[L. 16.] Sans aller refers to me, the object in the principal clause. Sans que j'aille would be better syntax. But the prepositional infinitive was used in older French in a still more disconnected manner. 'Rends-le-moi sans te fouiller,' writes Molière, L'Avare I. iii., could easily be more explicit, with: 'without me or my searching you,' See Haase, § 85 D.
[Ll. 16-19.] See Boileau, Sat. ix. 221-5, who is here excellently satirized.
[L. 28.] An allusion to the fable of the Fox and the Grapes. La Fontaine, Fab. III. xi.
[L. 41.] Non d'aller. An abrupt change in the construction. The meaning is: 'But it is not useful to go...'
[Ll. 47-60.] The germ of all this development is in a letter of Chénier to his friend de Pange: 'Tu sais combien mes muses sont vagabondes. Elles ne peuvent achever promptement un seul projet; elles en font marcher cent à la fois (a general marshalling his troops, ll. 49, 50). Elles font un pied à ce poème et une épaule à celui-là. Ils boitent tous et ils seront sur pieds tous ensemble (The image of the sculptor, ll. 51-6). Elles les couvent tous à la fois; ils sortiront tous à la fois' (the simile of incubation, ll. 57-60).

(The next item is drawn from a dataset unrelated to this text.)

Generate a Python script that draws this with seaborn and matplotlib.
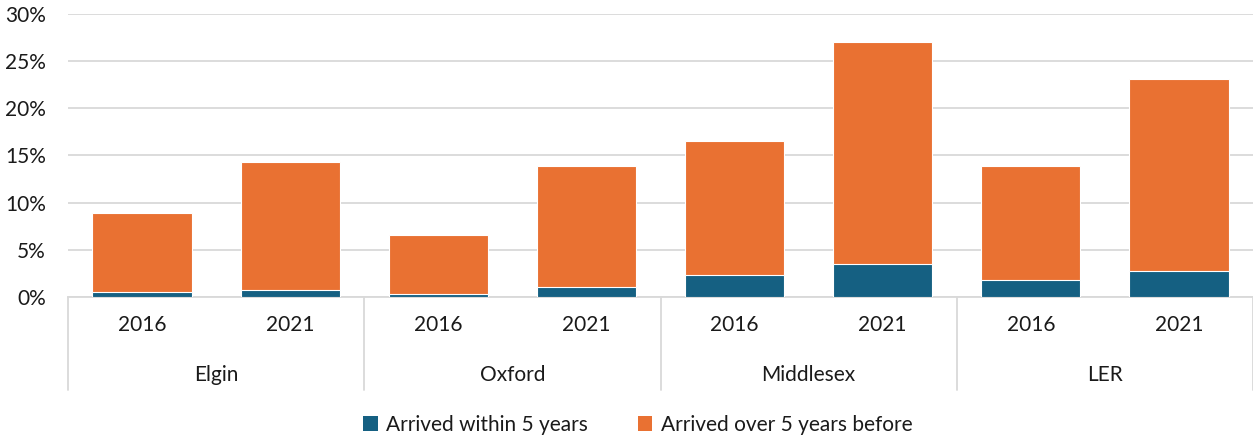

[L. 59.] Sauront. This use of savoir, as also that of pouvoir, so frequent in French, in sentences where the English translation is fain to omit them, is a French idiom, especially noticeable in the language of the seventeenth century. An Englishman cannot help being made aware of this feature when reading Molière, for instance.
[L. 71.] des traits. Whatever there is that is salient, striking, brilliant, in a literary composition, LITTRÉ says, s.v. 31°: fine touches.
[Ll. 73.] inspire. For the verb in the singular see note to p. 25, l. 74.
[Ll. 79-92.] Here the simile of the founder has displaced that of the potter in the letter quoted above: 'L'argile que j'avais amollie et humectée pour en faire un pot à l'eau, sous mon doigt capricieux, devient une tasse ou une théière.'
[L. 94.] Cf. La Fontaine, Épître à Mgr de Soissons.